I am not going to write much tonight, because we’re leaving tomorrow afternoon…and (but of course!) we’re not all the way packed. I had a lovely breakfast date with my grandma this morning, though, and that started a train of thought that needs to keep on rollin’.
So, Gram told me that when she was my age, no one would have thought it possible for young women to take a road trip like we’re about to take. She thinks it’s great that we’re doing it, but she couldn’t think of anything in her past that compared. We kept talking, however. And it turns out that when she was ten, she and her recently-widowed mom drove a Model A Ford from Birmingham, Alabama, to their new home in Los Angeles. They even stopped at a relative’s ranch in Texas on the way, she told me. “Hmm,” I thought. “Road trip!”
True, the personal and cultural contexts for my grandma and great-grandma’s journey in the mid-1930s were radically different from the ones in which we’re embarking. But I like to find the similarities between apparently dissimilar things–finding ways to fit them together. And along those parallel lines, here’s my thinking:
That was the Depression Era, and there weren’t too many years between Gram and Nana’s road trip and the Victory Gardens of World War II. We’re currently in the midst of the worst recession since, and I can see the food self-sufficiency movement heading in the same direction: a garden in every yard! (I just hope we don’t need continued armed conflict to bolster the movement’s sense of urgency.)

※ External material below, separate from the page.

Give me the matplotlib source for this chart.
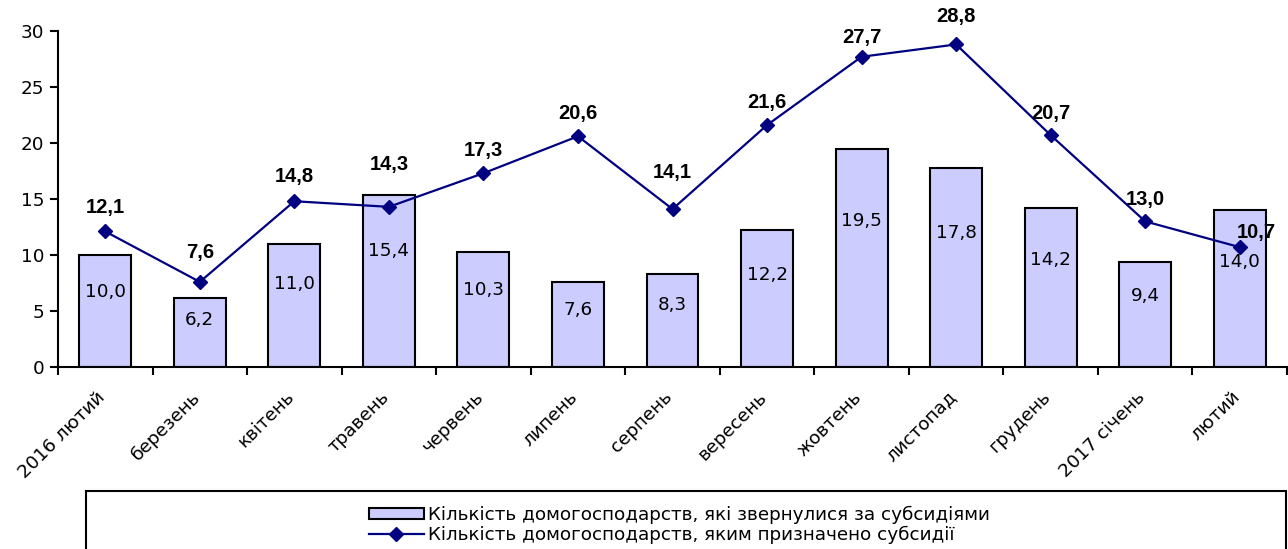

In any case, Isabel and I are heading out to see what people are doing with their spaces nationwide. To see firsthand, and hear from friends and family, the effects of the present state of economic affairs, and to begin to consider alternatives–with a focus on urban ag, although not an exclusive one–for ourselves and those close to us. It’s a project that will in all likelihood take years, not weeks, to wrap up.
I’m especially looking forward to seeing what tomorrow’s drive to Spokane and visit with my talented artist cousin Annie brings. (Back in the day, she designed our “Tomato Tree” logo!) I’m thankful that my conversation with Gram today gave me a chance to start considering the past(s) that make the present possible, and the connections between then and now.
And now that I’m thinking…we’re going to start driving.